All of the material below is to be restated word for word, apart from the pictures.
******************************
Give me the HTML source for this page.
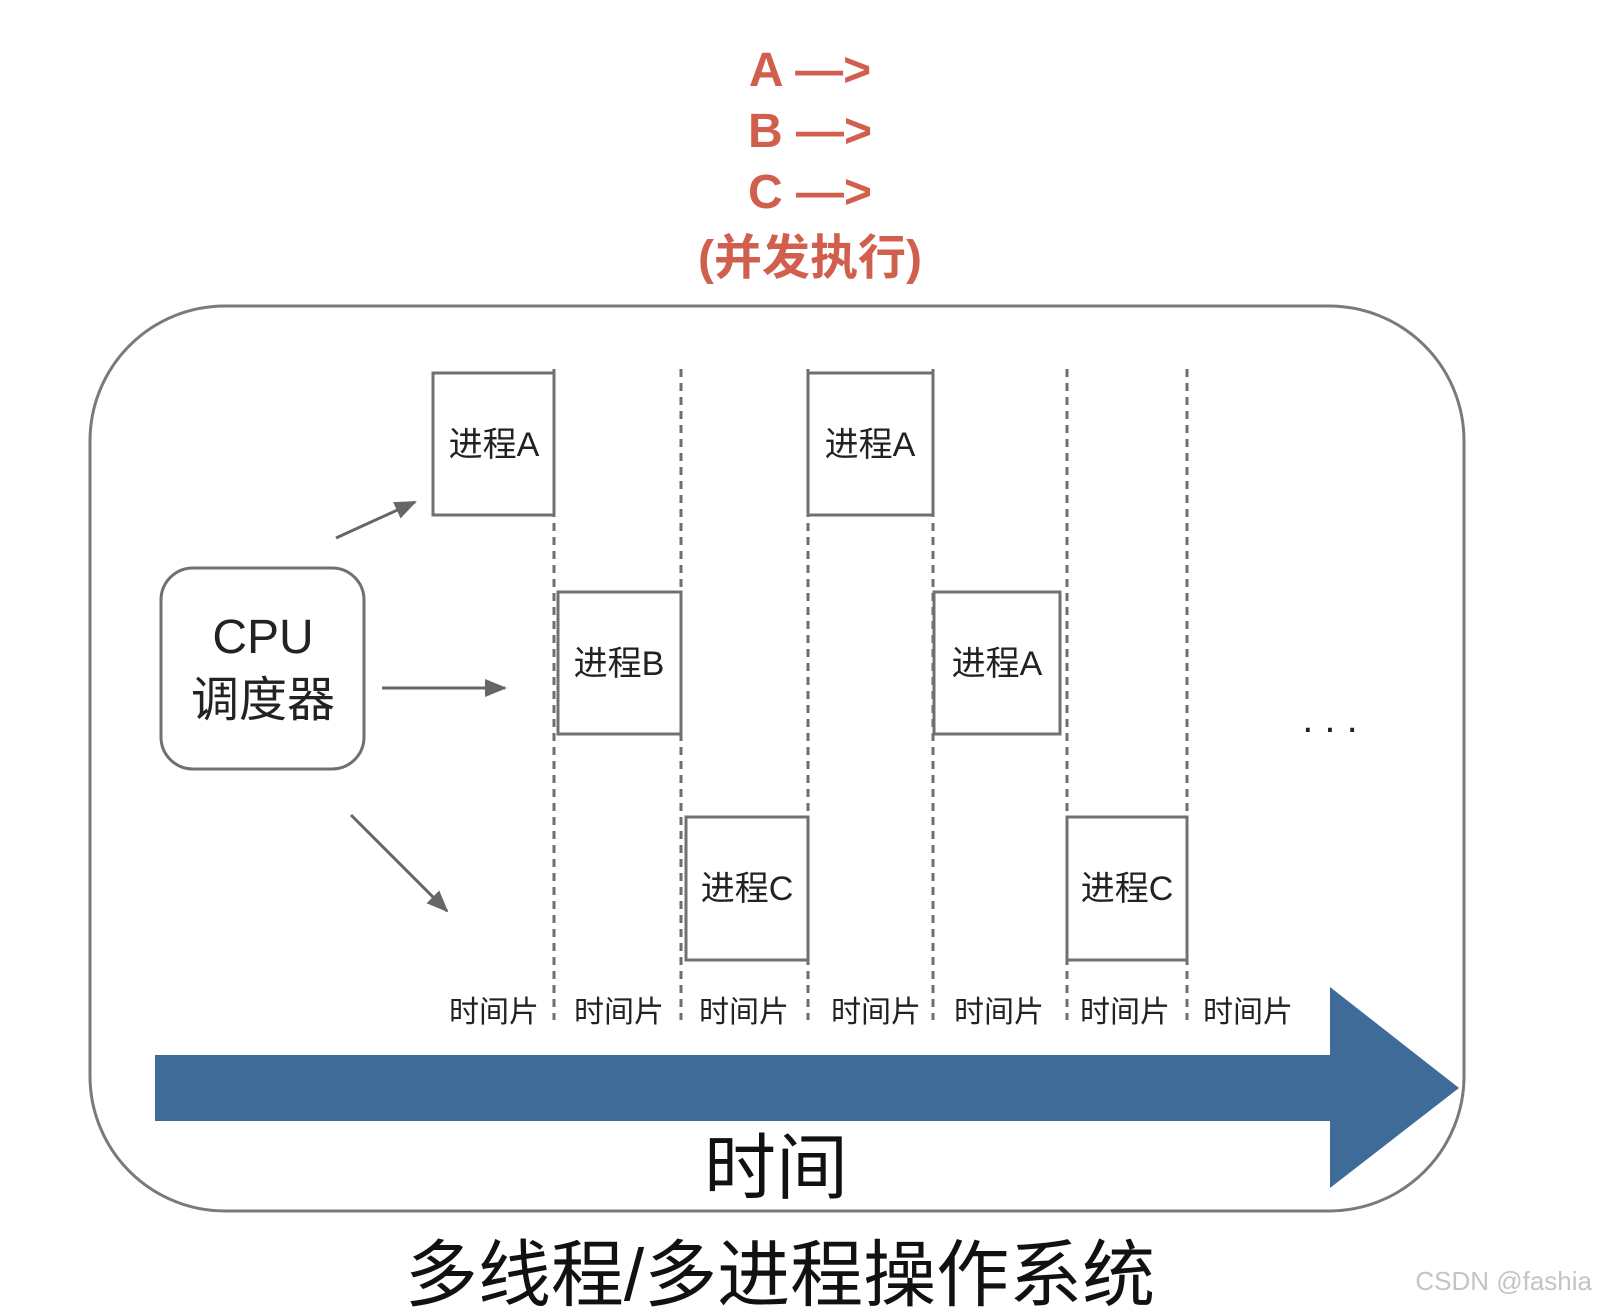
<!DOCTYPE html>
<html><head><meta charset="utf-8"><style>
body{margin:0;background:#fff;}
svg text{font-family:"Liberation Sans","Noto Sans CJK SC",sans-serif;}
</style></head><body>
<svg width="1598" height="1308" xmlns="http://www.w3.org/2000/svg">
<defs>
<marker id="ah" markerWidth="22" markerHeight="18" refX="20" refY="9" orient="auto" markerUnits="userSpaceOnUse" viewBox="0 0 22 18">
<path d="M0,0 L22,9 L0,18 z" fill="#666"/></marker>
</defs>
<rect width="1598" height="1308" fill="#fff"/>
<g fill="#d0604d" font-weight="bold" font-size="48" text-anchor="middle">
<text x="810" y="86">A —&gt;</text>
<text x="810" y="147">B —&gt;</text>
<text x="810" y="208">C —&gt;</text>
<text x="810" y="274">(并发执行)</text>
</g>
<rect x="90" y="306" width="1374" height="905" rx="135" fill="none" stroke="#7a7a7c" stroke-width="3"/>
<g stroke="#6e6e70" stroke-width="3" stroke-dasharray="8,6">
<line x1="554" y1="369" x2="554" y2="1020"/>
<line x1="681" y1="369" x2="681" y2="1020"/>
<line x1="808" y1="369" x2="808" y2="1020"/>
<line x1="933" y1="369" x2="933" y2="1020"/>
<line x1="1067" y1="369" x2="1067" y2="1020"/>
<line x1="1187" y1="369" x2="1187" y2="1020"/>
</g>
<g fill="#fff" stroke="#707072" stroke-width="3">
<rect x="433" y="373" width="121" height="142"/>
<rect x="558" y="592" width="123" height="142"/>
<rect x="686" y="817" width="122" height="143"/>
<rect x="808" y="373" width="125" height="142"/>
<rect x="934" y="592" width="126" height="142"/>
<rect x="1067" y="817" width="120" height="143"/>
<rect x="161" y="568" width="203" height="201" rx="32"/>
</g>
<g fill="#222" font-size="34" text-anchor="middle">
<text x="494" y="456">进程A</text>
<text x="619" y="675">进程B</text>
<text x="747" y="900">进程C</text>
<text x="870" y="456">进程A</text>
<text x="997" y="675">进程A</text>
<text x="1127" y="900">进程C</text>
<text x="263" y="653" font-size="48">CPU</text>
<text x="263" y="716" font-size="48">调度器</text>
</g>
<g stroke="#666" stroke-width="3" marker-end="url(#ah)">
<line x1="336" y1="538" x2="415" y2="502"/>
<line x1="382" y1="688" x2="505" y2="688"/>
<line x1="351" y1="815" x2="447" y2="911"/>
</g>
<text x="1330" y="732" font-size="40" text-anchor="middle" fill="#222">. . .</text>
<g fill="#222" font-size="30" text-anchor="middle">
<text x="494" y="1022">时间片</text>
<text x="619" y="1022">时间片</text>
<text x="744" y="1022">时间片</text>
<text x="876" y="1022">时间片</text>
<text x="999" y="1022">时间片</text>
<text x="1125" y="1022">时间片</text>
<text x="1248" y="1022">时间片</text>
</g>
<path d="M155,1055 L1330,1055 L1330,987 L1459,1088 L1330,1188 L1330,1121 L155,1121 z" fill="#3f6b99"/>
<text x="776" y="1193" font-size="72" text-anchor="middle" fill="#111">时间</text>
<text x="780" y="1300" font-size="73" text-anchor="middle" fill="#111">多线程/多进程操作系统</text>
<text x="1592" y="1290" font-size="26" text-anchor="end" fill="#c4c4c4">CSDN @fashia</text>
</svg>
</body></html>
******************************
Correct result
Give me the HTML source for this page.
<!DOCTYPE html>
<html><head><meta charset="utf-8"><style>
body{margin:0;background:#fff;}
svg text{font-family:"Liberation Sans","Noto Sans CJK SC",sans-serif;}
</style></head><body>
<svg width="1598" height="1308" xmlns="http://www.w3.org/2000/svg">
<defs>
<marker id="ah" markerWidth="22" markerHeight="18" refX="20" refY="9" orient="auto" markerUnits="userSpaceOnUse" viewBox="0 0 22 18">
<path d="M0,0 L22,9 L0,18 z" fill="#666"/></marker>
</defs>
<rect width="1598" height="1308" fill="#fff"/>
<g fill="#d0604d" font-weight="bold" font-size="48" text-anchor="middle">
<text x="810" y="86">A —&gt;</text>
<text x="810" y="147">B —&gt;</text>
<text x="810" y="208">C —&gt;</text>
<text x="810" y="274">(并发执行)</text>
</g>
<rect x="90" y="306" width="1374" height="905" rx="135" fill="none" stroke="#7a7a7c" stroke-width="3"/>
<g stroke="#6e6e70" stroke-width="3" stroke-dasharray="8,6">
<line x1="554" y1="369" x2="554" y2="1020"/>
<line x1="681" y1="369" x2="681" y2="1020"/>
<line x1="808" y1="369" x2="808" y2="1020"/>
<line x1="933" y1="369" x2="933" y2="1020"/>
<line x1="1067" y1="369" x2="1067" y2="1020"/>
<line x1="1187" y1="369" x2="1187" y2="1020"/>
</g>
<g fill="#fff" stroke="#707072" stroke-width="3">
<rect x="433" y="373" width="121" height="142"/>
<rect x="558" y="592" width="123" height="142"/>
<rect x="686" y="817" width="122" height="143"/>
<rect x="808" y="373" width="125" height="142"/>
<rect x="934" y="592" width="126" height="142"/>
<rect x="1067" y="817" width="120" height="143"/>
<rect x="161" y="568" width="203" height="201" rx="32"/>
</g>
<g fill="#222" font-size="34" text-anchor="middle">
<text x="494" y="456">进程A</text>
<text x="619" y="675">进程B</text>
<text x="747" y="900">进程C</text>
<text x="870" y="456">进程A</text>
<text x="997" y="675">进程A</text>
<text x="1127" y="900">进程C</text>
<text x="263" y="653" font-size="48">CPU</text>
<text x="263" y="716" font-size="48">调度器</text>
</g>
<g stroke="#666" stroke-width="3" marker-end="url(#ah)">
<line x1="336" y1="538" x2="415" y2="502"/>
<line x1="382" y1="688" x2="505" y2="688"/>
<line x1="351" y1="815" x2="447" y2="911"/>
</g>
<text x="1330" y="732" font-size="40" text-anchor="middle" fill="#222">. . .</text>
<g fill="#222" font-size="30" text-anchor="middle">
<text x="494" y="1022">时间片</text>
<text x="619" y="1022">时间片</text>
<text x="744" y="1022">时间片</text>
<text x="876" y="1022">时间片</text>
<text x="999" y="1022">时间片</text>
<text x="1125" y="1022">时间片</text>
<text x="1248" y="1022">时间片</text>
</g>
<path d="M155,1055 L1330,1055 L1330,987 L1459,1088 L1330,1188 L1330,1121 L155,1121 z" fill="#3f6b99"/>
<text x="776" y="1193" font-size="72" text-anchor="middle" fill="#111">时间</text>
<text x="780" y="1300" font-size="73" text-anchor="middle" fill="#111">多线程/多进程操作系统</text>
<text x="1592" y="1290" font-size="26" text-anchor="end" fill="#c4c4c4">CSDN @fashia</text>
</svg>
</body></html>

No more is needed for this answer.